■ What the exercise asks:
Find the lines with "code" in them and copy them out.
::::::
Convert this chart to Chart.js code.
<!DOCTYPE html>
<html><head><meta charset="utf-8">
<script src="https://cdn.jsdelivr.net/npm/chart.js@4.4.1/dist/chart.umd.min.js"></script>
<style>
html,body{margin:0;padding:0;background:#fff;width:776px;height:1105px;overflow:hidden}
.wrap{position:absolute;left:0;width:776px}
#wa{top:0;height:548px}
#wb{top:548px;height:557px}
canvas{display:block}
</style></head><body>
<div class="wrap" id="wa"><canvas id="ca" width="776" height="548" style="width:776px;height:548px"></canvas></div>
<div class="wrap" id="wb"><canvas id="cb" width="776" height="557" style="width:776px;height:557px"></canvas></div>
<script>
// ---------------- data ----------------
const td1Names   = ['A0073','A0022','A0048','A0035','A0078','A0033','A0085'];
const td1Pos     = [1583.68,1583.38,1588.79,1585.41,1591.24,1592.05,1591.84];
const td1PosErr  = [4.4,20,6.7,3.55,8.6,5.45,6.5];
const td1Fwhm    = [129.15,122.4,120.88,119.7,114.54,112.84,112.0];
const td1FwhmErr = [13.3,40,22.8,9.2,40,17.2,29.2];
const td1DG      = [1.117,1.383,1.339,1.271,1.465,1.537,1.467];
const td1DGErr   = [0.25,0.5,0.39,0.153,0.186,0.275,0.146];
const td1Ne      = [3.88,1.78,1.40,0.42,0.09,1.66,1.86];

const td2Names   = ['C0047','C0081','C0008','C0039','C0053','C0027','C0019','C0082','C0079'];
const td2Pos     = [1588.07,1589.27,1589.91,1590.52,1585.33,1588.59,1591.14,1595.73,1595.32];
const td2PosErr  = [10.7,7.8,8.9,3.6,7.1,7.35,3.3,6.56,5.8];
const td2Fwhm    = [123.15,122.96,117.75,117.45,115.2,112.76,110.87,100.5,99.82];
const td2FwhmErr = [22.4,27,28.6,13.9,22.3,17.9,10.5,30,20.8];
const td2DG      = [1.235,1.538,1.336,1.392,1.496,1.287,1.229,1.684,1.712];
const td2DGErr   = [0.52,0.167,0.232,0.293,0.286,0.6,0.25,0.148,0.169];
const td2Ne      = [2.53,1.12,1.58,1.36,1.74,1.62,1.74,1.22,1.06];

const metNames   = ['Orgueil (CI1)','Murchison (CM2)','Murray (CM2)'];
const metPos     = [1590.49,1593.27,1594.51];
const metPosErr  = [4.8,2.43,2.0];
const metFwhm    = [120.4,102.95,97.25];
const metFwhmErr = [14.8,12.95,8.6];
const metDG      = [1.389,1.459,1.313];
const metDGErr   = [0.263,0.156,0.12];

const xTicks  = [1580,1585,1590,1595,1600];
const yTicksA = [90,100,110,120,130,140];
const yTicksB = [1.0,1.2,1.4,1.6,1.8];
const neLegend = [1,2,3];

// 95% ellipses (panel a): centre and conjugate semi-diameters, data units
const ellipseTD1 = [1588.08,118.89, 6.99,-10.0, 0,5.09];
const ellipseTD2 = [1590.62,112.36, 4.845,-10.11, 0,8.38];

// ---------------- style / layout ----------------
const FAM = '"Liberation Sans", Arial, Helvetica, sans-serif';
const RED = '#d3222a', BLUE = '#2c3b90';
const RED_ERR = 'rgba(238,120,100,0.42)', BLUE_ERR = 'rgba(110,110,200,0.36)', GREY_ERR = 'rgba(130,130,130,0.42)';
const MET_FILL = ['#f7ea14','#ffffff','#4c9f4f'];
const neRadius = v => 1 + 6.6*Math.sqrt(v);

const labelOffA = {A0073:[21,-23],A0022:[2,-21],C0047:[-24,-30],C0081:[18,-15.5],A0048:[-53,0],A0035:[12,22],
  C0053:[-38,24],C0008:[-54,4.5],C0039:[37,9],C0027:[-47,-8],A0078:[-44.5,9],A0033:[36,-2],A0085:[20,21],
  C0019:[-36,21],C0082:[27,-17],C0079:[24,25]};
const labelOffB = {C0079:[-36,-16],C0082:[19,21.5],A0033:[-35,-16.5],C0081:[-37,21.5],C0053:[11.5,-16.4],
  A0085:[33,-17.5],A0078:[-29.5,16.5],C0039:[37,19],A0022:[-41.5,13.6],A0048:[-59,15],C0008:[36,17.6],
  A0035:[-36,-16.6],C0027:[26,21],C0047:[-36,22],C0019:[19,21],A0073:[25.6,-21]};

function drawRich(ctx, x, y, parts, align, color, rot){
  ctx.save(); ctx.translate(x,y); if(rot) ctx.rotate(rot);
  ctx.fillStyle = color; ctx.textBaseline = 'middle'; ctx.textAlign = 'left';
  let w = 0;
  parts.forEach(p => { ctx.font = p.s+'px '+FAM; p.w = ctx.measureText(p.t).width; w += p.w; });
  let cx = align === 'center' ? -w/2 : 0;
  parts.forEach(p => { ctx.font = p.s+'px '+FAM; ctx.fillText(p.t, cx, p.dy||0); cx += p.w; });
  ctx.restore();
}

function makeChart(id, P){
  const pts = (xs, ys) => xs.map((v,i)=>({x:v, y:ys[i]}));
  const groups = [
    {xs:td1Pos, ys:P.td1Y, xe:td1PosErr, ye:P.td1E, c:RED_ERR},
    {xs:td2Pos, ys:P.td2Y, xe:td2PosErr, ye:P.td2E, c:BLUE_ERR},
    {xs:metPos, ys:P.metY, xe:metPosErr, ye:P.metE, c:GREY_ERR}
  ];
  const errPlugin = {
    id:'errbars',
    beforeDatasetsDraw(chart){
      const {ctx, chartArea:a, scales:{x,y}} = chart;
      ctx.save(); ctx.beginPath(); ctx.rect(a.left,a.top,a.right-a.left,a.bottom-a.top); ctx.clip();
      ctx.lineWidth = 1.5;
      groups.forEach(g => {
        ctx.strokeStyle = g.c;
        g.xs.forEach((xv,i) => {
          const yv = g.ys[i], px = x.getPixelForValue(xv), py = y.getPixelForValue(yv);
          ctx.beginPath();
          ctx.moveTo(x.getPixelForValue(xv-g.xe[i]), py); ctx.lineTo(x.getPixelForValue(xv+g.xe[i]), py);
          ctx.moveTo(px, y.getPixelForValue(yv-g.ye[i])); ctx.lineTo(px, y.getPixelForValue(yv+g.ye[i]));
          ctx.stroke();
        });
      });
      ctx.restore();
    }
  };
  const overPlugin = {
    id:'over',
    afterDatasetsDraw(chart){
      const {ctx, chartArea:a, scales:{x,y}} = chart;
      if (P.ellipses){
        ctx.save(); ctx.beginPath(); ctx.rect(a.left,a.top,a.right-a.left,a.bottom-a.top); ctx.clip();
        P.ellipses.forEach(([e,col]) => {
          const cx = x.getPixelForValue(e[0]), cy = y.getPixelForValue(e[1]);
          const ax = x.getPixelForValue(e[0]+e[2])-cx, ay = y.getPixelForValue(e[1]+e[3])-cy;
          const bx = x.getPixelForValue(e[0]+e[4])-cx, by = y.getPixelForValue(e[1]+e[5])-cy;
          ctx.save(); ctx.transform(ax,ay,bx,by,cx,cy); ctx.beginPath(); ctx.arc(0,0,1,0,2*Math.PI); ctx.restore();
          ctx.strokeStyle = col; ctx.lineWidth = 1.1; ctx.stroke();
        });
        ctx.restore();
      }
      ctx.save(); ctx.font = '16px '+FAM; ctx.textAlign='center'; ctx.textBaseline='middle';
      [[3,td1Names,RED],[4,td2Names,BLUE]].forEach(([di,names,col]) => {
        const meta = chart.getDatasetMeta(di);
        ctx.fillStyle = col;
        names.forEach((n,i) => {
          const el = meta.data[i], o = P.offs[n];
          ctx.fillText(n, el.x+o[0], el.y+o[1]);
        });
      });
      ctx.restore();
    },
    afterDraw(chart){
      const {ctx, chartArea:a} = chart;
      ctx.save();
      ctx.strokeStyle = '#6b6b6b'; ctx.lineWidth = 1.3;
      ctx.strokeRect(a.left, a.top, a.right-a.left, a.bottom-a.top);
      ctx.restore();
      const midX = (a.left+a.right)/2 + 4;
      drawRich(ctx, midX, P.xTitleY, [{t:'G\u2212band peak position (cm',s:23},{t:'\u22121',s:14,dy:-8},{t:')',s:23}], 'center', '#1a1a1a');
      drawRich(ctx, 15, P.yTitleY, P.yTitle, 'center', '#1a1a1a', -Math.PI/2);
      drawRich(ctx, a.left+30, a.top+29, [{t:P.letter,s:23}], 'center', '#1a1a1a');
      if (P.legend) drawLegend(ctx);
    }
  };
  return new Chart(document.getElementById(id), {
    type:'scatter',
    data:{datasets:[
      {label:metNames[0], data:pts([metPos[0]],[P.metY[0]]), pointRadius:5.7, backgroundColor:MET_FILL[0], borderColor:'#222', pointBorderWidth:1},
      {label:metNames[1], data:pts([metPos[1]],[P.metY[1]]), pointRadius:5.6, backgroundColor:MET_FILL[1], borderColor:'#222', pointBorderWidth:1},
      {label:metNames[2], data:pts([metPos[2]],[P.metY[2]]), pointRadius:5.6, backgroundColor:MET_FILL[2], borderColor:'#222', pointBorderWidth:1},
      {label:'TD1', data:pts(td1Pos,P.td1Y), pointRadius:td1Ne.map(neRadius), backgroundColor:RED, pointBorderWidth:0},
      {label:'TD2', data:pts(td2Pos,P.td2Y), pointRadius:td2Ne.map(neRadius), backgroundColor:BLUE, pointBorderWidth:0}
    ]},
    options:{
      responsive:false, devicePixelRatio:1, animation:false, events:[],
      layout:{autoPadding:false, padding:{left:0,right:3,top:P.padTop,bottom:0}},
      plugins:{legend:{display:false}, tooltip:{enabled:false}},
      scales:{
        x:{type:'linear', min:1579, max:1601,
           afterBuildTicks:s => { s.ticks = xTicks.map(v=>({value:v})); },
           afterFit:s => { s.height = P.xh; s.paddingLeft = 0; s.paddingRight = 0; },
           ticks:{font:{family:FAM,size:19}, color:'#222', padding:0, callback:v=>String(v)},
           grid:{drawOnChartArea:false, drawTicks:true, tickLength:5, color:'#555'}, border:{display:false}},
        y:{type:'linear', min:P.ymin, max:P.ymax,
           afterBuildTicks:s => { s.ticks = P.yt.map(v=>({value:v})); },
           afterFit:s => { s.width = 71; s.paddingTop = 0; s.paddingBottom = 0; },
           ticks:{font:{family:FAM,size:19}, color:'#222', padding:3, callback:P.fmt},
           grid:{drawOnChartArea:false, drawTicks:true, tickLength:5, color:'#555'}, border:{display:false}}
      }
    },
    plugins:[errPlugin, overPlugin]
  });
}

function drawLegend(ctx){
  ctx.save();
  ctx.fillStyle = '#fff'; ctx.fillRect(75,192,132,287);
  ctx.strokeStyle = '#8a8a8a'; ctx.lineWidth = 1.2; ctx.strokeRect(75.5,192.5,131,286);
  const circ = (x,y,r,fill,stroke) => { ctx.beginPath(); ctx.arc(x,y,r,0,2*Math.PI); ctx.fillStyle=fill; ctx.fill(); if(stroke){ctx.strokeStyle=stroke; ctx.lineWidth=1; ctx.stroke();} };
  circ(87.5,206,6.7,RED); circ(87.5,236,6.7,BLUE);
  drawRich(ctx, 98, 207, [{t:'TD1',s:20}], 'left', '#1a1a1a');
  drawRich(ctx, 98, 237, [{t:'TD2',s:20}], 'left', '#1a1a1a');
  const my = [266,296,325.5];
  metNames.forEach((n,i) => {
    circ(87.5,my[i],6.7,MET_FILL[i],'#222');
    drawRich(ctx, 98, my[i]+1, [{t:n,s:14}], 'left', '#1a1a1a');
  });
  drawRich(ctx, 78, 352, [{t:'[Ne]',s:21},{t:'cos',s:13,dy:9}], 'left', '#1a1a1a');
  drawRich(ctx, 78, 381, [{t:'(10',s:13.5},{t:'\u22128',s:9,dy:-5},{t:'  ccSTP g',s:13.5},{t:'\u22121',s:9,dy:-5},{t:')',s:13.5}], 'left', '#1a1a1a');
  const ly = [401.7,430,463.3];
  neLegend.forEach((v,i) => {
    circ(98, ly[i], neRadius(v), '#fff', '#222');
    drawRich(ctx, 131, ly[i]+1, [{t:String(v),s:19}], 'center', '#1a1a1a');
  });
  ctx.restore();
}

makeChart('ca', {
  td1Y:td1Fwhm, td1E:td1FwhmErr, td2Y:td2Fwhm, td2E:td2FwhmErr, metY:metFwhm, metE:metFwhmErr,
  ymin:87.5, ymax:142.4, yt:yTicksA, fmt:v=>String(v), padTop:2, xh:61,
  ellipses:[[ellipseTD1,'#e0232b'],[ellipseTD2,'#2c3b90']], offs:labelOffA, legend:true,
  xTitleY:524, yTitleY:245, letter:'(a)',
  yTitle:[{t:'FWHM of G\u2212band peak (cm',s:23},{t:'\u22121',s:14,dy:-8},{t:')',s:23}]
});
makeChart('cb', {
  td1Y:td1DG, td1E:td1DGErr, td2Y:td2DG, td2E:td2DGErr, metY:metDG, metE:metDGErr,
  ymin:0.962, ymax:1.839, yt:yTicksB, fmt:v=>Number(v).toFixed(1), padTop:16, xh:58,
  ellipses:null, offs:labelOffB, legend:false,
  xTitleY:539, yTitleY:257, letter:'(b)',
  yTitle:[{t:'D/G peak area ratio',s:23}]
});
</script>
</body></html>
::::::
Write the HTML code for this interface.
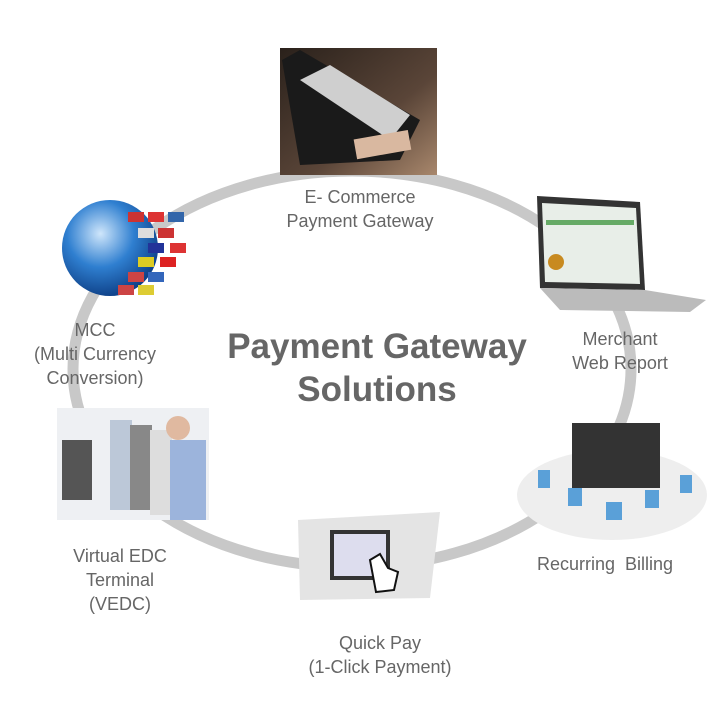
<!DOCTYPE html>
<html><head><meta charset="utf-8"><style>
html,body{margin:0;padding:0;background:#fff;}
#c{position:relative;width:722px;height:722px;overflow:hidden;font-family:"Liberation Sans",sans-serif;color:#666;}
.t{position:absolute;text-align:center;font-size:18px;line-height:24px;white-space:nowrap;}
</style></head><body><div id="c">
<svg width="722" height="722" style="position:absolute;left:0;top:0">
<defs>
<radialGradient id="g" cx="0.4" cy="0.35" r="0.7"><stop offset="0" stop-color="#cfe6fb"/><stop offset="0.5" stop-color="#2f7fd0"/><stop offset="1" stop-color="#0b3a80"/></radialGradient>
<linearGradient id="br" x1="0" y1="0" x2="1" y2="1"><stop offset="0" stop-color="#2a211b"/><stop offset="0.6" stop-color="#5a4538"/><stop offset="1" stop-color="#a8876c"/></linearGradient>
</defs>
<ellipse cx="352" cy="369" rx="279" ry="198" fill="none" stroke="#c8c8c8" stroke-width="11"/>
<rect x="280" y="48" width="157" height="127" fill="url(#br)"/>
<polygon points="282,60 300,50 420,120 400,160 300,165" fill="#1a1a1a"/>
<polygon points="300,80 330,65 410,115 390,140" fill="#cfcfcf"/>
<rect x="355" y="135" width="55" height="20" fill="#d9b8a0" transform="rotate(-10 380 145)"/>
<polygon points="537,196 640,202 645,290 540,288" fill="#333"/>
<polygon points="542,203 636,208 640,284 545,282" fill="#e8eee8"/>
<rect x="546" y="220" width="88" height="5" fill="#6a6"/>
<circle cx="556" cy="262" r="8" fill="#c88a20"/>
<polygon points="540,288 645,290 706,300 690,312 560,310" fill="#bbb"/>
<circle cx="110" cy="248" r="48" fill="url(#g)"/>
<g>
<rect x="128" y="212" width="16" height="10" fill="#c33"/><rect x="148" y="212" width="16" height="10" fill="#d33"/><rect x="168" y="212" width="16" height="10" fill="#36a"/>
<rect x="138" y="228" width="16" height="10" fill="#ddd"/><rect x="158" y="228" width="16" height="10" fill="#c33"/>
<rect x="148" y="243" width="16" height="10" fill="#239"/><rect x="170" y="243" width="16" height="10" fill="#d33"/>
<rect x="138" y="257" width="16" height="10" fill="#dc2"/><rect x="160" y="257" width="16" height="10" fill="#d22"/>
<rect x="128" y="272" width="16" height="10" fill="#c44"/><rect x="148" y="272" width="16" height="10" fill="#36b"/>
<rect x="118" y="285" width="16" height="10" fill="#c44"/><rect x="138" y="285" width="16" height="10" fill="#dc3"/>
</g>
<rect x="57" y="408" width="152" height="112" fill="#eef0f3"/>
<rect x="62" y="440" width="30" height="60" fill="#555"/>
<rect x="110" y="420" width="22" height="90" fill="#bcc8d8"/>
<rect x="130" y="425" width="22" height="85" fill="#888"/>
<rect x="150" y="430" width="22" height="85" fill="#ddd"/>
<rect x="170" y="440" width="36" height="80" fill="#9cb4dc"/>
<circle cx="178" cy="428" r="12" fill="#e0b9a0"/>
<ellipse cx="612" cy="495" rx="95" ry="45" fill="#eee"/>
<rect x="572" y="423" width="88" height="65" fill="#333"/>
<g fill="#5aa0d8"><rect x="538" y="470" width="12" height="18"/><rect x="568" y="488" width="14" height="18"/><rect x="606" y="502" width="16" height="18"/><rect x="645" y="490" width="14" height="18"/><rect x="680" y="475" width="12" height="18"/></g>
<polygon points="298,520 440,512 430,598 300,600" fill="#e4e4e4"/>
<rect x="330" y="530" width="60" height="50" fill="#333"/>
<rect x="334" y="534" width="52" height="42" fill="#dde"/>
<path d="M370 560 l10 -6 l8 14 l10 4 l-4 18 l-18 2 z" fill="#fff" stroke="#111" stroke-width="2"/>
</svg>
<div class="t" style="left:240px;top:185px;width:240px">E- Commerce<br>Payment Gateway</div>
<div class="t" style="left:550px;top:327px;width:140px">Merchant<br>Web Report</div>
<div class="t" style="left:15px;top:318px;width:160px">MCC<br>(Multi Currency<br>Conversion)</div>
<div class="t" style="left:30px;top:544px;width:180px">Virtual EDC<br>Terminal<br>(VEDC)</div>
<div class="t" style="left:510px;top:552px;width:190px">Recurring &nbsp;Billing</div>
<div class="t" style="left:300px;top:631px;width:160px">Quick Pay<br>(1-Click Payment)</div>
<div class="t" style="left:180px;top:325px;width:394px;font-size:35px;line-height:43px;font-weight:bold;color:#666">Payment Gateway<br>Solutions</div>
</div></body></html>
::::::
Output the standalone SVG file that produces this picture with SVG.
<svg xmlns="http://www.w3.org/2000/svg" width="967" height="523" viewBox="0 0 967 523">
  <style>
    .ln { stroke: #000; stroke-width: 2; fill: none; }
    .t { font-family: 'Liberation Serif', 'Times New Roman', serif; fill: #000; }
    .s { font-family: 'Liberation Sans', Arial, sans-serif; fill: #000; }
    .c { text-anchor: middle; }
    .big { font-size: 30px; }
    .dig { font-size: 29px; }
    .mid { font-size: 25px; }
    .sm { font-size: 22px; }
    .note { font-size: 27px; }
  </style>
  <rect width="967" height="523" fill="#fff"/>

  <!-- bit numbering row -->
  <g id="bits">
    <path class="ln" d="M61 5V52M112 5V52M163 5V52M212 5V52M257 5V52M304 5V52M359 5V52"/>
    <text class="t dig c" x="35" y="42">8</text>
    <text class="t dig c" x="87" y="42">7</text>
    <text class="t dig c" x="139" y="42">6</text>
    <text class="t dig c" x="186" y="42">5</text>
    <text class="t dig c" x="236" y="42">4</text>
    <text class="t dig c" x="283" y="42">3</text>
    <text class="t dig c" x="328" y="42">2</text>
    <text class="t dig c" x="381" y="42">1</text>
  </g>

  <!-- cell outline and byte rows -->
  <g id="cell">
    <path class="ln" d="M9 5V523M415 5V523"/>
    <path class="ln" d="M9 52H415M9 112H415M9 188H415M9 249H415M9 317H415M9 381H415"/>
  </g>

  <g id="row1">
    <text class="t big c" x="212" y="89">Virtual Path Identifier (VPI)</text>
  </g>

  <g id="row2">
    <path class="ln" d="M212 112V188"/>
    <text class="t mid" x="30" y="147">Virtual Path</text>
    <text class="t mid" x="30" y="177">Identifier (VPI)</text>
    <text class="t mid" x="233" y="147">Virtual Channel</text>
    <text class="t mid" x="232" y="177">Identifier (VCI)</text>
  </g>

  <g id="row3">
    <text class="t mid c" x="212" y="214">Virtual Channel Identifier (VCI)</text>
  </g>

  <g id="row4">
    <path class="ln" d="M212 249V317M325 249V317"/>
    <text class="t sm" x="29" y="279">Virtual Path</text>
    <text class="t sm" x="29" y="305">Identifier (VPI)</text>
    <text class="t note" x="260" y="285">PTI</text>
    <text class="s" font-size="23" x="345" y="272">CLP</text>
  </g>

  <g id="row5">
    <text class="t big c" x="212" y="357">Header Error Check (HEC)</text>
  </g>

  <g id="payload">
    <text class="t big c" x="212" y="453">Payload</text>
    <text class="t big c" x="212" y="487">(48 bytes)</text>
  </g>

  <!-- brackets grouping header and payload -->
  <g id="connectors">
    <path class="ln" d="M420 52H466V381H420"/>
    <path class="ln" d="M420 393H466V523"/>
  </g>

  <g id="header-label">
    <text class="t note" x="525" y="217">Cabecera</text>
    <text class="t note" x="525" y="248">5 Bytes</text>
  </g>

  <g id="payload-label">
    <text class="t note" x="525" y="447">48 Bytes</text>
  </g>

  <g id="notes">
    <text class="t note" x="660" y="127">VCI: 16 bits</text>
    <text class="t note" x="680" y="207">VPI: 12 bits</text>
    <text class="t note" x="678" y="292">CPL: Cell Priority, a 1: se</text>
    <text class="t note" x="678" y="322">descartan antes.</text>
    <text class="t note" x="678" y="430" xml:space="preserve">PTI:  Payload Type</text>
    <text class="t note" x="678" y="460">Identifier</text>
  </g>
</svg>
::::::
■ Solution for this problem:
Convert this chart to Chart.js code.
Write the HTML code for this interface.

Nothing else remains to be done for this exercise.